Due to a papal ban on opera, Handel returned to Florence during the summer of 1707 to compose Rodrigo. The opera was first heard in that city the same year. The plot is based on the historical figure of Rodrigo, who was the last Visigothic king of Hispania. The present delicious Passacaille (passacaglia) is part of the overture.

‘Bel piacere’ from Agrippina is wonderful. Agrippina was the second opera that Handel wrote whilst in Italy. It majors on ‘sex, intrigue, treachery, jealousy, revenge, and the lust for power’ which makes for a great and dramatic story. The setting is Ancient Rome, during Emperor’s Nero’s reign. However, the plot is really a cover for some contemporary political allusions and satire.

I enjoyed the Sonata for a Harpsichord with Double Keys in G Major, HWV 579 which is deemed to be from Handel’s Italian period. Presented as a ‘fantasia’ it may well be a ‘written up’ version of an improvisation that was subsequently used in a playing duel or 'flyte' between himself and Scarlatti. Apparently the result was a dead heat.

‘Un pensiero nemico di pace’ is an aria from the first part of Handel’s first allegorical oratorio, Il Trionfo del Tempo e del Disinganno, HWV 46a. It was composed in the spring of 1707 and was duly performed that summer. It is a bit of a morality tale insofar as the listener is enjoined to eschew sin and devote themselves to virtue and godliness. Time and Disillusionment are always on our backs. It is a vibrant, breathlessly-paced and downright exciting aria. The middle section, which is slower, is particularly touching.

I have never been a great fan of cantatas written for soloist, a few instruments and continuo. Yet with the present ‘Cuopre tal volta il cielo’, HWV 98 I can make a big exception. This work was composed in Naples in 1708, some years after the major earthquake (1626). The ‘plot’ of the cantata examines unrequited love and the haughty glances of his mistress. It begins by examining the point of view of a man at sea off the coast of Naples during a tempest. The poetical imagery reflects his troubled state of mind. The second recitative looks at similar emotions from the viewpoint of a shepherd witnessing thunder and lightning. The second aria allows the singer to ask his beloved for mercy: to appease the storms,

The range of the vocal part is considerable ranging from deep bass to baritone. There is drama here, which has an operatic intensity. The liner-notes sum this work up well: ‘As a musical painter of action, and emotion, especially in enormous tableaux, Handel was unmatched in his depictions of God as a creator and destroyer and of heaping up the waters of the sea. And here, as elsewhere, when Handel trembled and blew the musical world felt both the joy and terror of his music’.

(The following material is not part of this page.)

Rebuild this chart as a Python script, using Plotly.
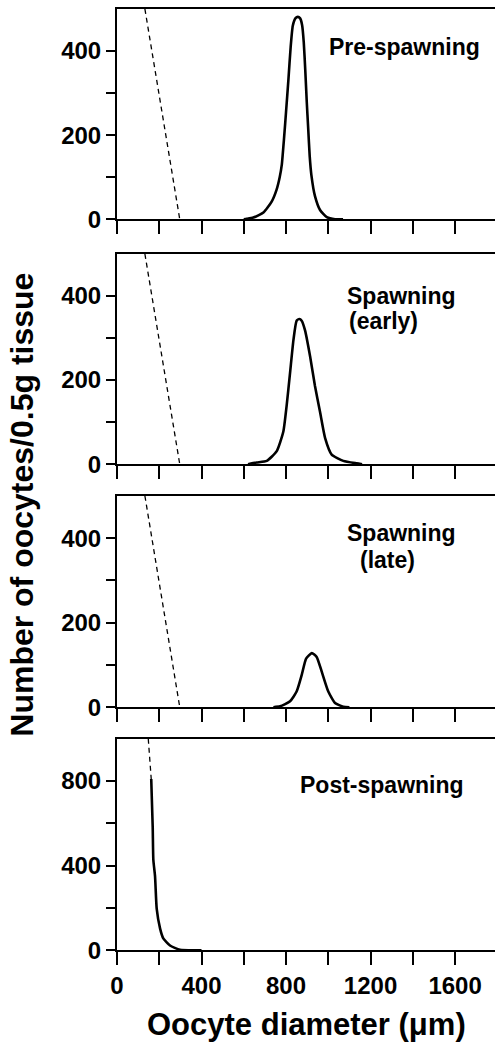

I was a disappointed at the very short length of this CD: 43 minutes seems somewhat mean bearing in mind the number of works or extracts that could have been included.

London Early Opera was formally established in 2011 with the intention of not only performing and recording operas but also oratorios and cantatas. They specialise in exploring recently discovered material as well as creating imaginative programmes in a ‘historical context’. Their performance is buttressed by a series of lecture recitals and educational workshops. The LEO is conducted by Bridget Cunningham from the harpsichord.

The three soloists are related: Sophie and her sister Mary are sopranos who have both made a considerable name for themselves and Benjamin Bevan is their uncle. All make outstanding contributions to the CD.

The liner-notes, written by Bridget Cunningham are excellent. They give an introduction to Handel’s time in Italy, noting key personalities and events. Texts are included. Succeeding notes about each work provide extremely helpful information to the listener.

Signum Records have announced that ‘Handel in Italy’ Volume 2, ‘Handel in Vauxhall’ and ‘Handel in Ireland’ will be released in the near future. It is definitely something to look forward to, although I hope they will be a wee bit more generous in content and duration.